May 27, 2022 - News

Texas kids are caught in the middle of the mental health, gun control debate

A shadowy picture of a girl with her hand to her face
Photo: Olivier Douliery/AFP via Getty Images

Members of the Texas House education committee were hearing about the poor state of students' mental health when an 18-year-old gunman opened fire in an elementary school classroom in Uvalde, killing 19 children and two adults.

Driving the news: Gov. Greg Abbott said during a news conference Wednesday that the state’s government needs “to find a way to target that mental health challenge,” referring to whatever led the shooter to charge into the school.

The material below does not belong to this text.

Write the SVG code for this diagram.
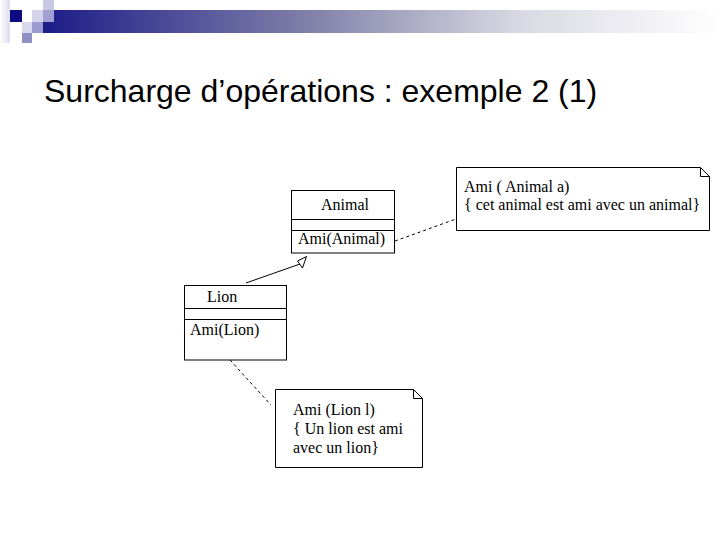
<svg xmlns="http://www.w3.org/2000/svg" width="720" height="540" viewBox="0 0 720 540">
<style>
.box{fill:#fff;stroke:#000;stroke-width:1}
.ln{stroke:#000;stroke-width:1;fill:none}
.dash{stroke:#000;stroke-width:1;fill:none;stroke-dasharray:3,3}
.t{font-family:"Liberation Serif","Times New Roman",serif;font-size:16px;fill:#000}
.title{font-family:"Liberation Sans",Arial,sans-serif;font-size:32px;fill:#000}
</style>
<defs>
<linearGradient id="bar" x1="0" y1="0" x2="1" y2="0">
<stop offset="0" stop-color="#1c1c88"/>
<stop offset="0.4" stop-color="#8282aa"/>
<stop offset="0.7" stop-color="#d8d8e2"/>
<stop offset="1" stop-color="#ffffff"/>
</linearGradient>
<linearGradient id="strip" x1="0" y1="0" x2="1" y2="0">
<stop offset="0" stop-color="#ffffff"/>
<stop offset="1" stop-color="#dcdcee"/>
</linearGradient>
</defs>
<rect width="720" height="540" fill="#fff"/>
<g id="header">
<rect x="0" y="0" width="10" height="43" fill="url(#strip)"/>
<rect x="43" y="10" width="677" height="23" fill="url(#bar)"/>
<rect x="10" y="10" width="12" height="12" fill="#0c0c80"/>
<rect x="43" y="0" width="11" height="10" fill="#c8c8e4"/>
<rect x="32" y="10" width="11" height="12" fill="#d4d4ec"/>
<rect x="43" y="10" width="11" height="12" fill="#a0a0d4"/>
<rect x="22" y="22" width="10" height="11" fill="#d8d8ee"/>
<rect x="32" y="22" width="11" height="11" fill="#9c9cd0"/>
<rect x="22" y="33" width="10" height="10" fill="#9090c4"/>
</g>
<text class="title" x="44" y="102">Surcharge d’opérations : exemple 2 (1)</text>
<g id="connectors">
<line class="ln" x1="246" y1="283" x2="300" y2="264"/>
<polygon class="box" points="297.5,261 306.5,256.5 302.5,268"/>
<line class="dash" x1="395" y1="241" x2="456" y2="219"/>
<line class="dash" x1="230" y1="360" x2="271" y2="405"/>
</g>
<g id="animal">
<rect class="box" x="291.5" y="190.5" width="103" height="62.5"/>
<line class="ln" x1="291.5" y1="219.5" x2="394.5" y2="219.5"/>
<line class="ln" x1="291.5" y1="230.5" x2="394.5" y2="230.5"/>
<text class="t" x="345" y="210" text-anchor="middle">Animal</text>
<text class="t" x="298" y="244">Ami(Animal)</text>
</g>
<g id="lion">
<rect class="box" x="184.5" y="285.5" width="102" height="74.5"/>
<line class="ln" x1="184.5" y1="308.5" x2="286.5" y2="308.5"/>
<line class="ln" x1="184.5" y1="319.5" x2="286.5" y2="319.5"/>
<text class="t" x="207" y="302">Lion</text>
<text class="t" x="190" y="335">Ami(Lion)</text>
</g>
<g id="note1">
<path class="box" d="M456.5,167.5 H700.5 L709.5,176.5 V230.5 H456.5 Z"/>
<path class="ln" d="M700.5,167.5 V176.5 H709.5"/>
<text class="t" x="464" y="192">Ami ( Animal a)</text>
<text class="t" x="464" y="210">{ cet animal est ami avec un animal}</text>
</g>
<g id="note2">
<path class="box" d="M275.5,389.5 H413.5 L422.5,398.5 V467.5 H275.5 Z"/>
<path class="ln" d="M413.5,389.5 V398.5 H422.5"/>
<text class="t" x="293" y="415">Ami (Lion l)</text>
<text class="t" x="293" y="434">{ Un lion est ami</text>
<text class="t" x="293" y="453">avec un lion}</text>
</g>
</svg>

  • Abbott also said he couldn't diagnose the shooter's mental health status because "I'm not a doctor. I can't classify these things."

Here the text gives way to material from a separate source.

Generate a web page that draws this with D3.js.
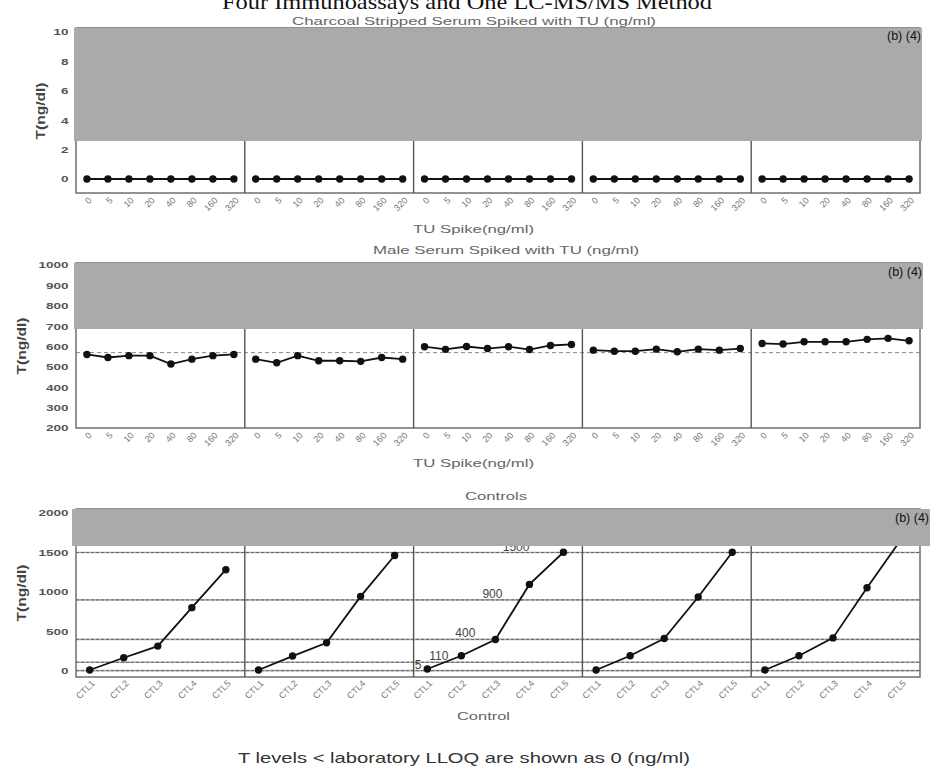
<!DOCTYPE html>
<html>
<head>
<meta charset="utf-8">
<script src="https://cdn.jsdelivr.net/npm/d3@7/dist/d3.min.js"></script>
<style>
  body { margin: 0; background: #fff; }
  svg { display: block; }
</style>
</head>
<body>
<svg id="chart" width="932" height="777"></svg>
<script>
// ---- data -------------------------------------------------------------
const spikeLevels = ["0", "5", "10", "20", "40", "80", "160", "320"];
const controlLevels = ["CTL1", "CTL2", "CTL3", "CTL4", "CTL5"];

// Charcoal stripped serum spiked with TU: T (ng/dl) per assay
const charcoalSerum = [
  [0, 0, 0, 0, 0, 0, 0, 0],
  [0, 0, 0, 0, 0, 0, 0, 0],
  [0, 0, 0, 0, 0, 0, 0, 0],
  [0, 0, 0, 0, 0, 0, 0, 0],
  [0, 0, 0, 0, 0, 0, 0, 0]
];

// Male serum spiked with TU: T (ng/dl) per assay
const maleSerum = [
  [561, 546, 555, 555, 514, 538, 555, 561],
  [538, 520, 555, 530, 530, 527, 546, 538],
  [599, 586, 600, 590, 599, 585, 605, 610],
  [582, 577, 577, 587, 574, 587, 582, 590],
  [615, 612, 623, 623, 623, 635, 640, 628]
];
const maleSerumReference = 570;

// Controls: T (ng/dl) per assay
const controls = [
  [13, 168, 315, 802, 1282],
  [13, 189, 357, 945, 1462],
  [25, 193, 399, 1096, 1503],
  [13, 193, 412, 936, 1503],
  [13, 193, 419, 1054, 1664]
];
const controlTargets = [5, 110, 400, 900, 1500];
const targetLabels = ["5", "110", "400", "900", "1500"];

const charcoalTicks = [0, 2, 4, 6, 8, 10];
const maleTicks = [200, 300, 400, 500, 600, 700, 800, 900, 1000];
const controlTicks = [0, 500, 1000, 1500, 2000];

// ---- layout -------------------------------------------------------------
const FONT = '"Liberation Sans", Arial, Helvetica, sans-serif';
const left = 76, right = 920, nPanels = 5;
const panelW = (right - left) / nPanels;
const stretch = 1.5; // horizontal widening of small labels

const svg = d3.select("#chart");
svg.append("rect").attr("width", 932).attr("height", 777).attr("fill", "#fff");

function addText(x, y, str, opts) {
  const o = Object.assign({ size: 11, fill: "#555", anchor: "start", weight: "normal", family: FONT }, opts);
  const t = svg.append("text")
    .attr("x", x).attr("y", y)
    .attr("font-family", o.family)
    .attr("font-size", o.size)
    .attr("font-weight", o.weight)
    .attr("fill", o.fill)
    .attr("text-anchor", o.anchor)
    .text(str);
  if (o.length) t.attr("textLength", o.length).attr("lengthAdjust", "spacingAndGlyphs");
  return t;
}

const rows = [
  {
    series: charcoalSerum, cats: spikeLevels, ticks: charcoalTicks,
    yDomain: [0, 10], yRange: [179, 32], bottom: 193,
    grey: { x0: 74, x1: 922, y0: 28, y1: 141 }, stamp: { x: 921, y: 40 },
    pad: 0.52, align: 0.5, yTitle: { x: 45, y: 111 }, tickDy: 8
  },
  {
    series: maleSerum, cats: spikeLevels, ticks: maleTicks,
    yDomain: [200, 1000], yRange: [428, 265], bottom: 428,
    grey: { x0: 74, x1: 923, y0: 263, y1: 329 }, stamp: { x: 922, y: 276 },
    pad: 0.52, align: 0.5, yTitle: { x: 26, y: 346 }, tickDy: 8
  },
  {
    series: controls, cats: controlLevels, ticks: controlTicks,
    yDomain: [0, 2000], yRange: [671, 513], bottom: 677,
    grey: { x0: 72, x1: 930, y0: 509, y1: 546 }, stamp: { x: 929, y: 522 },
    pad: 0.48, align: 0.42, yTitle: { x: 26, y: 593 }, tickDy: 7
  }
];

rows.forEach((row, ri) => {
  const y = d3.scaleLinear().domain(row.yDomain).range(row.yRange);
  const g = svg.append("g");

  // reference lines behind the data
  if (ri === 1) {
    g.append("line")
      .attr("x1", left).attr("x2", right)
      .attr("y1", y(maleSerumReference)).attr("y2", y(maleSerumReference))
      .attr("stroke", "#888").attr("stroke-width", 1).attr("stroke-dasharray", "4,3");
  }
  if (ri === 2) {
    controlTargets.forEach(v => {
      g.append("line")
        .attr("x1", left).attr("x2", right).attr("y1", y(v)).attr("y2", y(v))
        .attr("stroke", "#aaa").attr("stroke-width", 1.6);
      g.append("line")
        .attr("x1", left).attr("x2", right).attr("y1", y(v)).attr("y2", y(v))
        .attr("stroke", "#666").attr("stroke-width", 1).attr("stroke-dasharray", "3,2");
    });
  }

  // panel frames
  g.append("rect")
    .attr("x", left).attr("y", row.grey.y0)
    .attr("width", right - left).attr("height", row.bottom - row.grey.y0)
    .attr("fill", "none").attr("stroke", "#777").attr("stroke-width", 1.6);
  for (let i = 1; i < nPanels; i++) {
    g.append("line")
      .attr("x1", left + i * panelW).attr("x2", left + i * panelW)
      .attr("y1", row.grey.y0).attr("y2", row.bottom)
      .attr("stroke", "#555").attr("stroke-width", 1.4);
  }

  // y axis
  const yAxis = svg.append("g")
    .attr("transform", `translate(${left},0)`)
    .call(d3.axisLeft(y).tickValues(row.ticks).tickSize(0).tickPadding(5).tickFormat(d3.format("d")));
  yAxis.select(".domain").remove();
  yAxis.selectAll("text")
    .attr("font-family", FONT).attr("font-size", 9).attr("font-weight", "bold")
    .attr("fill", "#555").attr("transform", `scale(${stretch},1)`);

  // each assay panel
  row.series.forEach((vals, pi) => {
    const x0 = left + pi * panelW;
    const x = d3.scalePoint().domain(row.cats).range([x0, x0 + panelW])
      .padding(row.pad).align(row.align);

    const xAxis = svg.append("g")
      .attr("transform", `translate(0,${row.bottom})`)
      .call(d3.axisBottom(x).tickSize(0));
    xAxis.select(".domain").remove();
    xAxis.selectAll("text")
      .attr("font-family", FONT).attr("font-size", 9).attr("fill", "#777")
      .attr("x", 0).attr("y", 0).attr("dy", 0)
      .attr("text-anchor", "end")
      .attr("transform", `translate(5,${row.tickDy}) rotate(-45)`);

    const pts = vals.map((v, i) => [x(row.cats[i]), y(v)]);
    g.append("path")
      .attr("d", d3.line()(pts))
      .attr("fill", "none").attr("stroke", "#111").attr("stroke-width", 1.8);
    g.selectAll(null).data(pts).join("circle")
      .attr("cx", d => d[0]).attr("cy", d => d[1]).attr("r", 3.7).attr("fill", "#111");

    // target labels in the middle controls panel, stepping left of each control point
    if (ri === 2 && pi === 2) {
      controlTargets.forEach((v, i) => {
        addText(x(row.cats[i]) - 6 - 7 * i, y(v) - 2, targetLabels[i],
          { size: 12, fill: "#444", anchor: "end" });
      });
    }
  });

  // grey band over the top of each row
  svg.append("rect")
    .attr("x", row.grey.x0).attr("y", row.grey.y0)
    .attr("width", row.grey.x1 - row.grey.x0).attr("height", row.grey.y1 - row.grey.y0)
    .attr("fill", "#aaaaaa");
  addText(row.stamp.x, row.stamp.y, "(b) (4)", { size: 12.5, fill: "#111", anchor: "end" });

  // y axis title
  svg.append("text")
    .attr("transform", `translate(${row.yTitle.x},${row.yTitle.y}) rotate(-90)`)
    .attr("text-anchor", "middle")
    .attr("font-family", FONT).attr("font-size", 13).attr("font-weight", "bold")
    .attr("fill", "#444")
    .attr("textLength", 57).attr("lengthAdjust", "spacingAndGlyphs")
    .text("T(ng/dl)");
});

// ---- titles -------------------------------------------------------------
addText(222, 9, "Four Immunoassays and One LC-MS/MS Method",
  { size: 21, fill: "#111", family: '"Liberation Serif", "Times New Roman", serif', length: 490 });
addText(292, 25, "Charcoal Stripped Serum Spiked with TU (ng/ml)", { size: 11, fill: "#666", length: 364 });
addText(413, 233, "TU Spike(ng/ml)", { size: 11, fill: "#666", length: 121 });
addText(373, 254, "Male Serum Spiked with TU (ng/ml)", { size: 11, fill: "#666", length: 266 });
addText(413, 467, "TU Spike(ng/ml)", { size: 11, fill: "#666", length: 121 });
addText(465, 500, "Controls", { size: 11, fill: "#666", length: 62 });
addText(457, 720, "Control", { size: 11, fill: "#666", length: 53 });
addText(238, 763, "T levels < laboratory LLOQ are shown as 0 (ng/ml)", { size: 15, fill: "#333", length: 452 });
</script>
</body>
</html>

Why it matters: Health officials are sounding the alarm on both the increase of depression and anxiety among children and the rise in deaths of kids by firearms.

And children are caught in the middle of the political debate.

What's happening: Firearms were the leading cause of death for children age 1 and older for the first time in 2020, the most recent year for which CDC data is available, reports Axios' Caitlin Owens.

  • About 30% of the 4,368 children up to age 19 killed by guns in 2020 died by suicide. Another two-thirds were homicide victims.

What they're saying: "We have created a culture, an environment that says having a firearm will provide an answer to every problem you’ve got," said state Rep. Harold Dutton Jr, who chairs the education committee, per The 74, a nonprofit newsroom covering education.

The big picture: Texas school districts don’t have enough mental health providers for students. A Houston Chronicle investigation found that 98% of students attend school in districts that do not meet the Texas Education Agency’s recommendation of one counselor per 250 students.

What you can do: Talk to your kids. Share your feelings and listen to theirs, mental health experts said this week during a Cook Children's Medical Center live event on Facebook.

  • "We need to make sure the kids feel secure and safe despite what’s going on around them," said Dr. Daniel Guzman, who runs a program at the hospital to prevent gun injuries and deaths in children.

Go deeper: Cook Children's launched the Joy campaign last year after a surge in suicides and attempted suicides. The effort shares coping strategies.